Staunton, VA
Feb 14, 2002

Robin and Linda Williams
Visions Of Love

Sugar Hill Records

"Keillor helps shape Williams' album"

Friendship and trust are mutual companions, and on Robin and Linda Williams' new release, "Visions of Love," the two are intertwined to glowing effect.

A friendship grew out of the Augusta County duo's numerous appearances on the nationally broadcast radio show, "A Prairie Home Companion" with the visionary host, Garrison Keillor.

Starting in 1975, the Williams began appearing on the program, which enjous a huge national audience. Many times when they were guests, they not only performed their own material, but also became part of the Hopeful Gospel Quartet, forming a bond with Keillor.

In casual conversation, Keillor mentioned that he'd like to produce one of their albums, and the seed for "Visions of Love" was planted.

The idea was for Robin and Linda Williams to do an album of covers, giving Keillor a lot of authority about what material they recorded and how it was accompanied. They would present a number of songs they'd loved and performed at sound checks and in their living room, and Keillor would prune them, choosing those which he thought accentuated the pair's considerable talents.

The trust in the equation was the willingness for the Williams to surrender a lot of their usual artistic control and furthermore, to record an entire album of someone else's songs.

After all, the pair have become highly respected songwriters themselves and their last several albums have been received warmly by fans and critics alike, and they've become mainstays on the Americana charts.

The result is stunning. Of course, the Williams are both strong singers and their vocal harmony blends are as much a part of their success as their songwriting is. But their affinity for the songs on "Visions of Love" is clear, and the sparse nature of the arrangements accents the fact that they're both very underrated musicians.

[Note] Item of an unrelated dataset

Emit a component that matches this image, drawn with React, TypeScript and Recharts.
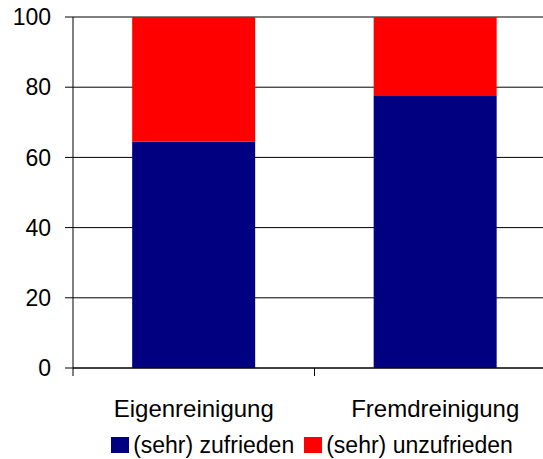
import React from "react";
import {
  BarChart,
  Bar,
  XAxis,
  YAxis,
  CartesianGrid,
  Legend,
} from "recharts";

const categories = ["Eigenreinigung", "Fremdreinigung"];
const zufrieden = [64.5, 77.5];
const unzufrieden = [35.5, 22.5];
const yTicks = [0, 20, 40, 60, 80, 100];
const seriesNames = ["(sehr) zufrieden", "(sehr) unzufrieden"];

const data = categories.map((name, i) => ({
  name,
  zufrieden: zufrieden[i],
  unzufrieden: unzufrieden[i],
}));

const FONT = '"Liberation Sans", Arial, sans-serif';

const LegendContent = (props: any) => {
  const items = [...(props.payload || [])].sort(
    (a: any, b: any) => seriesNames.indexOf(a.value) - seriesNames.indexOf(b.value)
  );
  return (
    <div
      style={{
        display: "flex",
        justifyContent: "center",
        alignItems: "center",
        height: 26,
        paddingLeft: 68,
        fontFamily: FONT,
        fontSize: 23,
        color: "#000",
      }}
    >
      {items.map((p: any, i: number) => (
        <span
          key={i}
          style={{ display: "flex", alignItems: "center", marginRight: i === 0 ? 10 : 0 }}
        >
          <span
            style={{ width: 18, height: 16, background: p.color, marginRight: 4, display: "inline-block" }}
          />
          {p.value}
        </span>
      ))}
    </div>
  );
};

// category label plus a tick mark at the band boundary (Excel style)
const CategoryTick = (props: any) => {
  const { x, y, payload, index, visibleTicksCount } = props;
  const half = payload.offset || 0;
  const top = y - 32;
  return (
    <g>
      <line x1={x - half} x2={x - half} y1={top} y2={top + 8} stroke="#000" />
      {index === visibleTicksCount - 1 && (
        <line x1={x + half} x2={x + half} y1={top} y2={top + 8} stroke="#000" />
      )}
      <text
        x={x}
        y={y}
        dy="0.71em"
        textAnchor="middle"
        fill="#000"
        fontSize={24}
        fontFamily={FONT}
      >
        {payload.value}
      </text>
    </g>
  );
};

const App = () => {
  return (
    <div style={{ position: "absolute", left: 0, top: 0 }}>
      <BarChart
        width={543}
        height={459}
        data={data}
        margin={{ top: 17, right: -13, left: 0, bottom: 1 }}
        barCategoryGap="24.5%"
      >
        <CartesianGrid vertical={false} stroke="#000" />
        <XAxis
          dataKey="name"
          height={64}
          stroke="#000"
          tickLine={false}
          tickSize={8}
          tickMargin={24}
          tick={<CategoryTick />}
        />
        <YAxis
          width={73}
          domain={[0, 100]}
          ticks={yTicks}
          stroke="#000"
          tickSize={8}
          tickMargin={14}
          tick={{ fill: "#000", fontSize: 23, fontFamily: FONT }}
        />
        <Legend verticalAlign="bottom" content={<LegendContent />} />
        <Bar
          dataKey="zufrieden"
          name={seriesNames[0]}
          stackId="a"
          fill="#000080"
          isAnimationActive={false}
        />
        <Bar
          dataKey="unzufrieden"
          name={seriesNames[1]}
          stackId="a"
          fill="#FF0000"
          isAnimationActive={false}
        />
      </BarChart>
    </div>
  );
};

export default App;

The choices on the album touch on numerous eras in American music and cover many genres as well. The title is derived form a lyric on the first cut, "I'll Twine 'Mid the Ringlets," a turn-of-the-century parlor song that A.P. Carter recast as "Wildwood Flower." Keilllor's "less is more" approach on the tune sets the tone for the rest of project, allowing the simplicity of the arrangement to meld with the sincerity of the delivery of Ms. Williams. The classic country honky-tonk era is brought to life with "After the Fire is Gone," complete with a laconic talking blues line by Williams, piano backing by Richard Dworsky that would make Floyd Cramer proud, the mournful fiddle of Peter Ostroushko, and a very robust harmony vocal.

The set contains a pair of Hank Williams (no relation) covers, and it's no secret about their affection for this country trailblazer's work. "Ramblin' Man" is delivered by Williams in a solemn, powerful take, while "The Blues Come Around" is accented by the sprite banjo of Ms. Williams.

Other country music giants are sources for material as well, including Jimmie Rodgers and Merle Haggard. "Mississippi Delta Blues" is a bouncy rendition, while Haggard's "Momma's Hungry Eyes" features Ms. Williams' emotive vocals and displays some fine interplay of the pair's guitars. Keillor's fondness for bygone musical eras finds a kindred spirit in Ms. Williams, and her readings of "Wasting My Time, Wasting My Love on You" and "Keep the Home Fires Burning" are simply beautiful. The first conjures up smoke-filled ballrooms with her vamping vocals. Love, commitment, friendship and trust are recurring themes of the songs on this project. They're also the themes that brought Robin and Linda Williams to entrust Garrison Keillor to produce it. It just goes to show that when you have friendship and trust, things will usually work out just fine.